En parallèle, pour que l’acte de vente puisse produire ses effets en faveur du vendeur, l’acte de vente est soumis aux formalités de dépôt et de publicité.
Dépôt et publicité de l’acte de vente : Après enregistrement, une expédition de l'acte notarié ou un exemplaire de l'acte sous seing privé doit être, dans les quinze jours de sa date, déposé au secrétariat-greffe du tribunal dans le ressort duquel est exploité le fonds ou le principal établissement du fonds si la vente comprend des succursales. Un extrait de l’acte est inscrit au registre du commerce, et est publié en entier et sans délai par le secrétaire-greffier, aux frais des parties, au Bulletin officiel et dans un journal d'annonces légales. Cette publication est renouvelée à la diligence de l'acquéreur entre le huitième et le quinzième jour après la première insertion.
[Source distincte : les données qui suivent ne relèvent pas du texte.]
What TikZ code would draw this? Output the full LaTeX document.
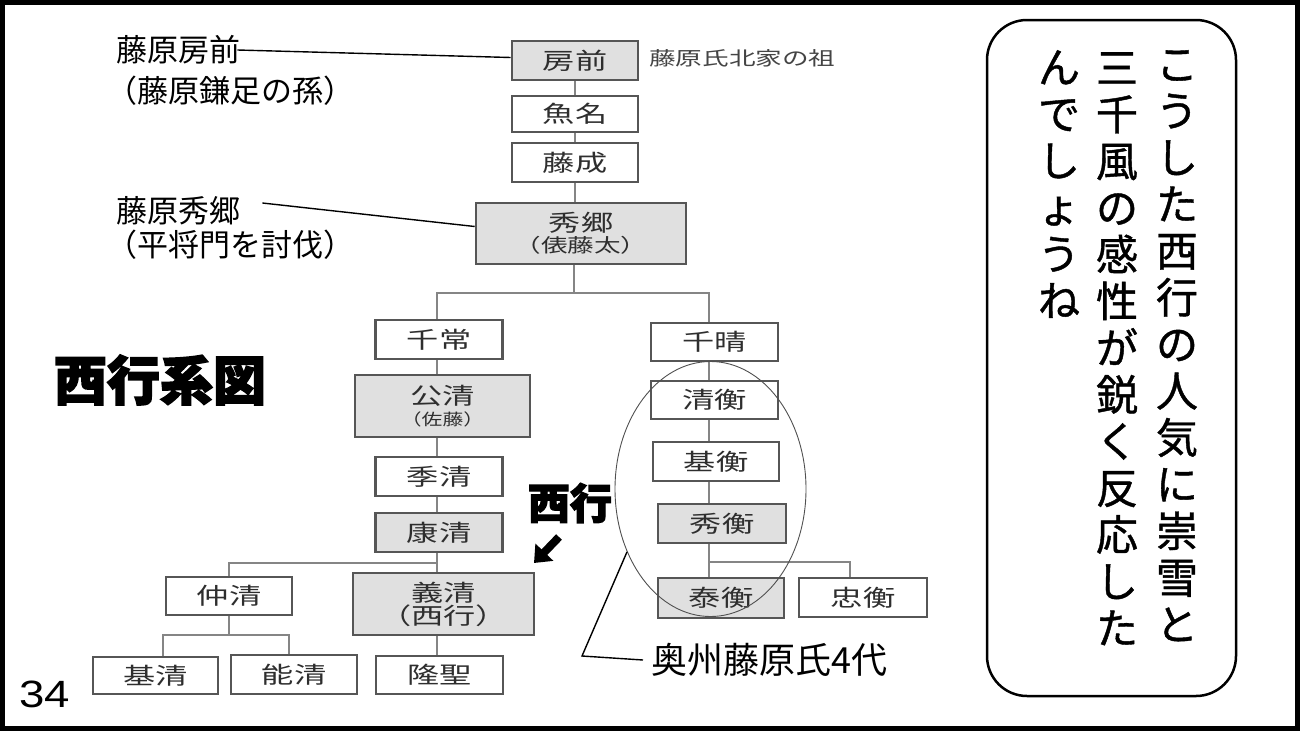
\documentclass[tikz,border=0pt]{standalone}
\usepackage{graphicx}
\usepackage{fontspec}
\setmainfont{Noto Sans CJK JP}
\newfontfamily\jpheavy{Noto Sans CJK JP}[FakeBold=3]
\newfontfamily\jpvert{Noto Sans CJK JP}[FakeBold=1]
\newfontfamily\numfont{Liberation Sans}
\usetikzlibrary{arrows.meta,shapes.geometric}
\definecolor{boxline}{HTML}{565656}
\definecolor{connc}{HTML}{858585}
\definecolor{boxfill}{HTML}{E0E0E0}
\definecolor{boxtext}{HTML}{2E2E2E}
\definecolor{ovalc}{HTML}{505050}
\definecolor{notec}{HTML}{444444}
\newcommand{\sx}[1]{\scalebox{1.4}[1]{#1}}
\newcommand{\sxs}[1]{\scalebox{1.3}[1]{#1}}
\tikzset{
  fam/.style={draw=boxline, line width=2.6pt, fill=white, inner sep=0pt, text=boxtext,
    font=\fontsize{23}{25}\selectfont, minimum width=126pt, minimum height=38pt},
  famg/.style={fam, fill=boxfill},
  conn/.style={draw=connc, line width=2pt},
  lead/.style={draw=black, line width=1.4pt},
  lbl/.style={anchor=west, inner sep=0pt, font=\fontsize{31}{33}\selectfont},
  vcol/.style={anchor=north, inner sep=0pt, align=center, font=\jpvert\fontsize{42}{46.7}\selectfont}
}
\begin{document}
\begin{tikzpicture}[x=1pt,y=-1pt]
\useasboundingbox (0,0) rectangle (1300,731);
\fill[white] (0,0) rectangle (1300,731);
\draw[line width=5pt] (2.5,2.5) rectangle (1297.5,728.5);

% ---- family boxes ----
\node[famg, minimum height=39pt] (fs) at (575,60.5) {\sx{房前}};
\node[fam, minimum height=36pt] (un) at (575,114) {\sx{魚名}};
\node[fam, minimum height=39pt] (fn) at (575,162.5) {\sx{藤成}};
\node[famg, minimum width=210pt, minimum height=61pt, align=center] (hd) at (581,233.5)
  {\sx{秀郷}\\[-4pt]{\fontsize{19}{19}\selectfont\sx{（俵藤太）}}};
\node[fam, minimum width=127pt, minimum height=39pt] (ct) at (439,339.5) {\sx{千常}};
\node[fam, minimum width=127pt] (ch) at (714.5,342) {\sx{千晴}};
\node[famg, minimum width=175pt, minimum height=62pt, align=center] (kk) at (442.5,406)
  {\sx{公清}\\[-4pt]{\fontsize{16}{16}\selectfont\sxs{（佐藤）}}};
\node[fam, minimum width=127pt, minimum height=39pt] (sk) at (439,476.5) {\sx{季清}};
\node[famg, minimum width=127pt, minimum height=39pt] (ky) at (439,532.5) {\sx{康清}};
\node[fam, minimum width=127pt] (sh) at (714.5,400) {\sx{清衡}};
\node[fam, minimum height=39pt] (mh) at (716,461.5) {\sx{基衡}};
\node[famg, minimum width=128pt, minimum height=39pt] (hh) at (722,523.5) {\sx{秀衡}};
\node[famg, minimum height=40pt] (th) at (721,598) {\sx{泰衡}};
\node[fam, minimum width=128pt, minimum height=39pt] (tc) at (863,597.5) {\sx{忠衡}};
\node[fam] (nk) at (229,596) {\sx{仲清}};
\node[famg, minimum width=181pt, minimum height=62pt, align=center] (yk) at (443.5,604)
  {\sx{義清}\\[-2pt]\sx{（西行）}};
\node[fam, minimum width=125pt, minimum height=37pt] (kis) at (155.5,675.5) {\sx{基清}};
\node[fam, minimum height=39pt] (nos) at (294,674.5) {\sx{能清}};
\node[fam, minimum width=127pt] (rs) at (439.5,675) {\sx{隆聖}};

% ---- connectors ----
\coordinate (bar) at (574,293);
\coordinate (lt) at (437,293);
\coordinate (rt) at (709,293);
\coordinate (lb) at (437,563);
\coordinate (cb) at (229,635);
\coordinate (rb) at (709,562);
\draw[conn] (fs.south) -- (fs.south |- un.north);
\draw[conn] (fs.south |- un.south) -- (fs.south |- fn.north);
\draw[conn] (fs.south |- fn.south) -- (fs.south |- hd.north);
\draw[conn] (bar |- hd.south) -- (bar);
\draw[conn] (lt |- ct.north) -- (lt) -- (rt) -- (rt |- ch.north);
\draw[conn] (lt |- ct.south) -- (lt |- kk.north);
\draw[conn] (lt |- kk.south) -- (lt |- sk.north);
\draw[conn] (lt |- sk.south) -- (lt |- ky.north);
\draw[conn] (lt |- ky.south) -- (lt |- yk.north);
\draw[conn] (lt |- yk.south) -- (lt |- rs.north);
\draw[conn] (nk.north) |- (lb);
\draw[conn] (nk.south) -- (cb);
\draw[conn] ([xshift=7.5pt]kis.north) |- (cb) -| ([xshift=-5pt]nos.north);
\draw[conn] (rt |- ch.south) -- (rt |- sh.north);
\draw[conn] (rt |- sh.south) -- (rt |- mh.north);
\draw[conn] (rt |- mh.south) -- (rt |- hh.north);
\draw[conn] (rt |- hh.south) -- (rt |- th.north);
\draw[conn] (rb) -| ([xshift=-13pt]tc.north);

% ---- notes ----
\node[anchor=west, inner sep=0pt, text=notec, font=\fontsize{19}{20}\selectfont] (note) at (649,58) {\sx{藤原氏北家の祖}};
\node[lbl] (l1a) at (116,50) {藤原房前};
\node[lbl] (l1b) at (116,91) {\hspace*{-0.3em}（藤原鎌足の孫）};
\node[lbl] (l2a) at (116,211) {藤原秀郷};
\node[lbl] (l2b) at (116,245) {\hspace*{-0.3em}（平将門を討伐）};
\draw[lead] ([xshift=-3pt]l1a.east) -- ([yshift=3pt]fs.west);
\draw[lead] ([shift={(22,-8)}]l2a.east) -- ([yshift=7pt]hd.west);

% ---- titles ----
\node[inner sep=0pt, font=\jpheavy\bfseries\fontsize{53}{55}\selectfont] (title) at (160,380) {西行系図};
\node[inner sep=0pt, font=\jpheavy\bfseries\fontsize{42}{44}\selectfont] (sg) at (570,503) {西行};
\coordinate (ar1) at (559,537);
\coordinate (ar2) at (534,563);
\draw[line width=8pt, -{Triangle[length=15pt,width=24pt]}] (ar1) -- (ar2);

% ---- oval and callout ----
\node[draw=ovalc, line width=0.9pt, ellipse, minimum width=191pt, minimum height=255pt, inner sep=0pt] (oval) at (710.5,489) {};
\node[anchor=west, inner sep=0pt, font=\fontsize{36}{38}\selectfont] (ok) at (651,660) {奥州藤原氏4代};
\coordinate (okc) at (582,656);
\draw[lead] (oval.217) -- (okc) -- ([xshift=-8pt]ok.west);

% ---- speech box ----
\node[draw=black, line width=2.5pt, rounded corners=40pt, minimum width=249pt, minimum height=676pt] (bubble) at (1111.5,358) {};
\node[vcol] (c1) at (1177,50) {こ\\う\\し\\た\\西\\行\\の\\人\\気\\に\\崇\\雪\\と};
\node[vcol] (c2) at (1117,52) {三\\千\\風\\の\\感\\性\\が\\鋭\\く\\反\\応\\し\\た};
\node[vcol] (c3) at (1059,50) {ん\\で\\し\\ょ\\う\\ね};

% ---- page number ----
\node[anchor=base west, inner sep=0pt, font=\numfont\fontsize{38}{40}\selectfont] (pg) at (19,707) {\scalebox{1.2}[1]{34}};
\end{tikzpicture}
\end{document}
La publicité de l’acte de vente est destinée à permettre aux créanciers du vendeur, principalement les créanciers chirographaires, d’être informés de la vente du fonds commerce pour qu’ils puissent agir à temps pour faire valoir leurs droits, en s’opposant à la vente ou de faire une surenchère. En effet, les créanciers nantis, c’est-à-dire ceux qui bénéficient d’un nantissement inscrit sur le fonds de commerce, n’ont rien à craindre parce que du fait de l’inscription de leur gage, la vente ne peut pas se faire sans eux. Mais pour les créanciers chirographaires, c’est-à-dire qui n’ont pas de garantie particulière, ils sont inconnus de l’acquéreur, ce qui fait que le vendeur peut vendre son fonds, encaisser le prix sans qu’ils puissent prétendre au paiement de leurs dettes.
N.B :
Pour le vendeur d’un fonds de commerce : Vous devriez, avant de procéder à la vente de votre fonds de commerce, passer en revue toutes les conventions qui vous lient à des tiers, ce qui vous permettra de dégager celles qui peuvent constituer un obstacle à la vente.
Pour la forme du contrat de vente : L’écrit étant obligatoire, nous vous conseillons le recours aux professionnels, notamment un notaire, de part son obligation de renseigner les parties et de les avertir de leurs droits et obligations, vous aurez donc droit à des conseils précis. En outre, le notaire est garant du formalisme et du respect des délais.